Problem> Quote the listing below word for word, stopping after the line that contains "const xLabelExponents = [3, 5, 7, 9, 11, 13, 15];".

Dataset excerpt>

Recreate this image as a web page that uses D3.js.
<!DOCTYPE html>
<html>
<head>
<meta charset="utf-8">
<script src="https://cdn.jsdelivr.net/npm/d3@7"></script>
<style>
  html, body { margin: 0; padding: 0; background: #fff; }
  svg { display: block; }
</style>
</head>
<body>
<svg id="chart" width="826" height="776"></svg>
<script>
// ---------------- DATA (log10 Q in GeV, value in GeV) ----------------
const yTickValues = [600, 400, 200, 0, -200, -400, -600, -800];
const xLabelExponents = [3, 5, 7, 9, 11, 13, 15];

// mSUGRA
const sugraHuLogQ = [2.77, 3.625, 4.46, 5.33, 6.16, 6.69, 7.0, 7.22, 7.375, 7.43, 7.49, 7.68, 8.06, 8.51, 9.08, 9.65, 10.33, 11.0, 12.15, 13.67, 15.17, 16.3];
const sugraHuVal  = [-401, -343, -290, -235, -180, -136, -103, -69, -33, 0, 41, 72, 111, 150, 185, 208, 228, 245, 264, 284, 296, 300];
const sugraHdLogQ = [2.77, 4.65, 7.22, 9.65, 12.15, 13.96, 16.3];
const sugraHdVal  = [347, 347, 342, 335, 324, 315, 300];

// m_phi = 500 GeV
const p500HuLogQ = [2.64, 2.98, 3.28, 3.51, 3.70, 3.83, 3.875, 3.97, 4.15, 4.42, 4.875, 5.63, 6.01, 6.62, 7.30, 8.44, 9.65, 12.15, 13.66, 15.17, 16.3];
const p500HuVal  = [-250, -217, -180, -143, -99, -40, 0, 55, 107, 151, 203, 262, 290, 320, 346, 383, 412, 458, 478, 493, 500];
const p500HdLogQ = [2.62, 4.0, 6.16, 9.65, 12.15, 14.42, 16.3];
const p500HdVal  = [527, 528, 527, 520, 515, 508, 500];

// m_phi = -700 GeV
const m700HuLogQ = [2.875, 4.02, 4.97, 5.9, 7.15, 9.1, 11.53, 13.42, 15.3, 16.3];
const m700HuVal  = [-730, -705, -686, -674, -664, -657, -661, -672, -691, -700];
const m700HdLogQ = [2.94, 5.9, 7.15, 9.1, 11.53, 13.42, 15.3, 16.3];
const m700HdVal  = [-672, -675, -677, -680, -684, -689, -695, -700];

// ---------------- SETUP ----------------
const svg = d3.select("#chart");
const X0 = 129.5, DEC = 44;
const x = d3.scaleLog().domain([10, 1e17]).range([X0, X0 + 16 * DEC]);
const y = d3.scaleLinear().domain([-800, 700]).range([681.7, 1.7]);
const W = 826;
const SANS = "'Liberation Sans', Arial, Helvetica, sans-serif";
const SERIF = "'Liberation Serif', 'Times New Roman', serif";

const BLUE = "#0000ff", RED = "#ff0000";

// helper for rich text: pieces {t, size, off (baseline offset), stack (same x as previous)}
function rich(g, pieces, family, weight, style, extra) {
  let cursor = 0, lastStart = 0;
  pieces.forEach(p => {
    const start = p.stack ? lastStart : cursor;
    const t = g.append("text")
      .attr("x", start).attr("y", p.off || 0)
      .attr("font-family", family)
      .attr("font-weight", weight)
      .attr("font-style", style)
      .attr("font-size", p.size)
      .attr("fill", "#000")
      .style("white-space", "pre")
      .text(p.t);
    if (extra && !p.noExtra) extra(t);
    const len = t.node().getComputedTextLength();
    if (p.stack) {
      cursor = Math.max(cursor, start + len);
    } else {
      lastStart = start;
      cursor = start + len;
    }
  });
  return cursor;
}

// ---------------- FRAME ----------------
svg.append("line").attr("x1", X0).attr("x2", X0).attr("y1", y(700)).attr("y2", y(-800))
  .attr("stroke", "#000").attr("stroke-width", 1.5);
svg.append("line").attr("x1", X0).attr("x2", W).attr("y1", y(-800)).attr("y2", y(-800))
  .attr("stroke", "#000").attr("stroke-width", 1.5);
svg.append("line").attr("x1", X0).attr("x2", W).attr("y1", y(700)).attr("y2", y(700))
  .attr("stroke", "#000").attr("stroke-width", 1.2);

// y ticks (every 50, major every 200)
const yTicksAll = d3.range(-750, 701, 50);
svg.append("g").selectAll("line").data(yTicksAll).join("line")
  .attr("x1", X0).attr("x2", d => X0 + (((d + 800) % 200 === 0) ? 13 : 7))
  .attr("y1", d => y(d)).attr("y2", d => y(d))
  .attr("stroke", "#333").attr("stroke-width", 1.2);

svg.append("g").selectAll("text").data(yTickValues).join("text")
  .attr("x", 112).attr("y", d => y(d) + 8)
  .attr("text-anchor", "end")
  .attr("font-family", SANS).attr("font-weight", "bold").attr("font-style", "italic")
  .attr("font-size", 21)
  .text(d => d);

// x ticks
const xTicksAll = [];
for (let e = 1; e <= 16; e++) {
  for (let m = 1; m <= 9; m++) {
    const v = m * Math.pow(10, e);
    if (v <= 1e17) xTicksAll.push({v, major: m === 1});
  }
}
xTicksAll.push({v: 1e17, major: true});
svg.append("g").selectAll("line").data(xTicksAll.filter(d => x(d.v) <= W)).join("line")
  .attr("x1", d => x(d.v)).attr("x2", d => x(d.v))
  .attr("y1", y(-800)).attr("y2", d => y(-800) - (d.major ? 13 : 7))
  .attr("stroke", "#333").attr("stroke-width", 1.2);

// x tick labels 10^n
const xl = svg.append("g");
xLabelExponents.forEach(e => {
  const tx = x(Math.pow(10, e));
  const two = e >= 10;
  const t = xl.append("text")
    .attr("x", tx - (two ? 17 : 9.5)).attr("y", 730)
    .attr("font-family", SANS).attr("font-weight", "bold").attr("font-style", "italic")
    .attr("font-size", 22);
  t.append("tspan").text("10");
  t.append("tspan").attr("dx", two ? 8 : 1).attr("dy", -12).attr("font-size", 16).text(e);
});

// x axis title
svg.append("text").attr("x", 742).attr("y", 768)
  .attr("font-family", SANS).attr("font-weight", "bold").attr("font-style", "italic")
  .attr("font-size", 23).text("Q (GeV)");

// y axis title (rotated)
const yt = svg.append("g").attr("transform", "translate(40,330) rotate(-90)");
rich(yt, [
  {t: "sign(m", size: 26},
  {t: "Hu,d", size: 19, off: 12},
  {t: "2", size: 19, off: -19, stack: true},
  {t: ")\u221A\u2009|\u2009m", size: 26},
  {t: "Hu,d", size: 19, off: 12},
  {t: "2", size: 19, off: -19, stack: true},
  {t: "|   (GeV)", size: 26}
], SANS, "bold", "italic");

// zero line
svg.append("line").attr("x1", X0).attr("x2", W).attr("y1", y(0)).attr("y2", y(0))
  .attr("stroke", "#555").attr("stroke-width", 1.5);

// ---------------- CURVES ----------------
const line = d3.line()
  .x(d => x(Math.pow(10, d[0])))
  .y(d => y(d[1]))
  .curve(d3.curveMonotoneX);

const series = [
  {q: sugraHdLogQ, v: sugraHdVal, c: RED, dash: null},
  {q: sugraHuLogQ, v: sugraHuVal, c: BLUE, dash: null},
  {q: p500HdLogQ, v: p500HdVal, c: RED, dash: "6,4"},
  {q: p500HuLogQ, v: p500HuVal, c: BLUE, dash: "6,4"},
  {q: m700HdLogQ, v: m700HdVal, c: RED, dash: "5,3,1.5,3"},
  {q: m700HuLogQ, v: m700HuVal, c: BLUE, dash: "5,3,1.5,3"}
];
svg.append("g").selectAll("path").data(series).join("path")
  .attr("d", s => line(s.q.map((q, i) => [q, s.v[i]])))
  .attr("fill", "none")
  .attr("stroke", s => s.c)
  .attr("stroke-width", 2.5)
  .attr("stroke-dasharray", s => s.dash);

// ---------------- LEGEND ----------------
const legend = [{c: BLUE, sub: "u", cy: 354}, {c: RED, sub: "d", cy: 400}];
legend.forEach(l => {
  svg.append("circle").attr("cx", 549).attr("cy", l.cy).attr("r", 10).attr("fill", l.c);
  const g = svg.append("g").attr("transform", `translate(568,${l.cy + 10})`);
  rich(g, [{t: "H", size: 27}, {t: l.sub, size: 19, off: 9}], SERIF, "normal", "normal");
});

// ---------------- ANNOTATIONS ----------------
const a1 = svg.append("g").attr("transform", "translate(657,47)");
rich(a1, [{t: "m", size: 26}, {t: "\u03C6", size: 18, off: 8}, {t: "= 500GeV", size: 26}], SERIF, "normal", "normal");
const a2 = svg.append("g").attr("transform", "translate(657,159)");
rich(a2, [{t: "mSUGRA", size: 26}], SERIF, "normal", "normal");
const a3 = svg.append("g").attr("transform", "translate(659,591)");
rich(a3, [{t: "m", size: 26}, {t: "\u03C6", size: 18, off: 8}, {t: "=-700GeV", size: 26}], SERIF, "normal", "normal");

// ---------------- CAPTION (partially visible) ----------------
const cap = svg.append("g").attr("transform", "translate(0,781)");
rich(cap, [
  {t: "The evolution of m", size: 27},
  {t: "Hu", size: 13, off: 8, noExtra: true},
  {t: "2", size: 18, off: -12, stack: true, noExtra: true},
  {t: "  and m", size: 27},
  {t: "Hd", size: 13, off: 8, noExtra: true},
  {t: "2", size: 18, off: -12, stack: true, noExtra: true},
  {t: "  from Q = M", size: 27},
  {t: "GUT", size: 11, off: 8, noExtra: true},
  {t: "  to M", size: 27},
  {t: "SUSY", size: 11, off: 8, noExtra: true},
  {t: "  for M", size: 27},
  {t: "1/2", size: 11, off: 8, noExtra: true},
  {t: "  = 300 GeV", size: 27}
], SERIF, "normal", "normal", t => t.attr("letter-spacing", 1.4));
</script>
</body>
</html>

Answer to this exercise>
Recreate this image as a web page that uses D3.js.
<!DOCTYPE html>
<html>
<head>
<meta charset="utf-8">
<script src="https://cdn.jsdelivr.net/npm/d3@7"></script>
<style>
  html, body { margin: 0; padding: 0; background: #fff; }
  svg { display: block; }
</style>
</head>
<body>
<svg id="chart" width="826" height="776"></svg>
<script>
// ---------------- DATA (log10 Q in GeV, value in GeV) ----------------
const yTickValues = [600, 400, 200, 0, -200, -400, -600, -800];
const xLabelExponents = [3, 5, 7, 9, 11, 13, 15];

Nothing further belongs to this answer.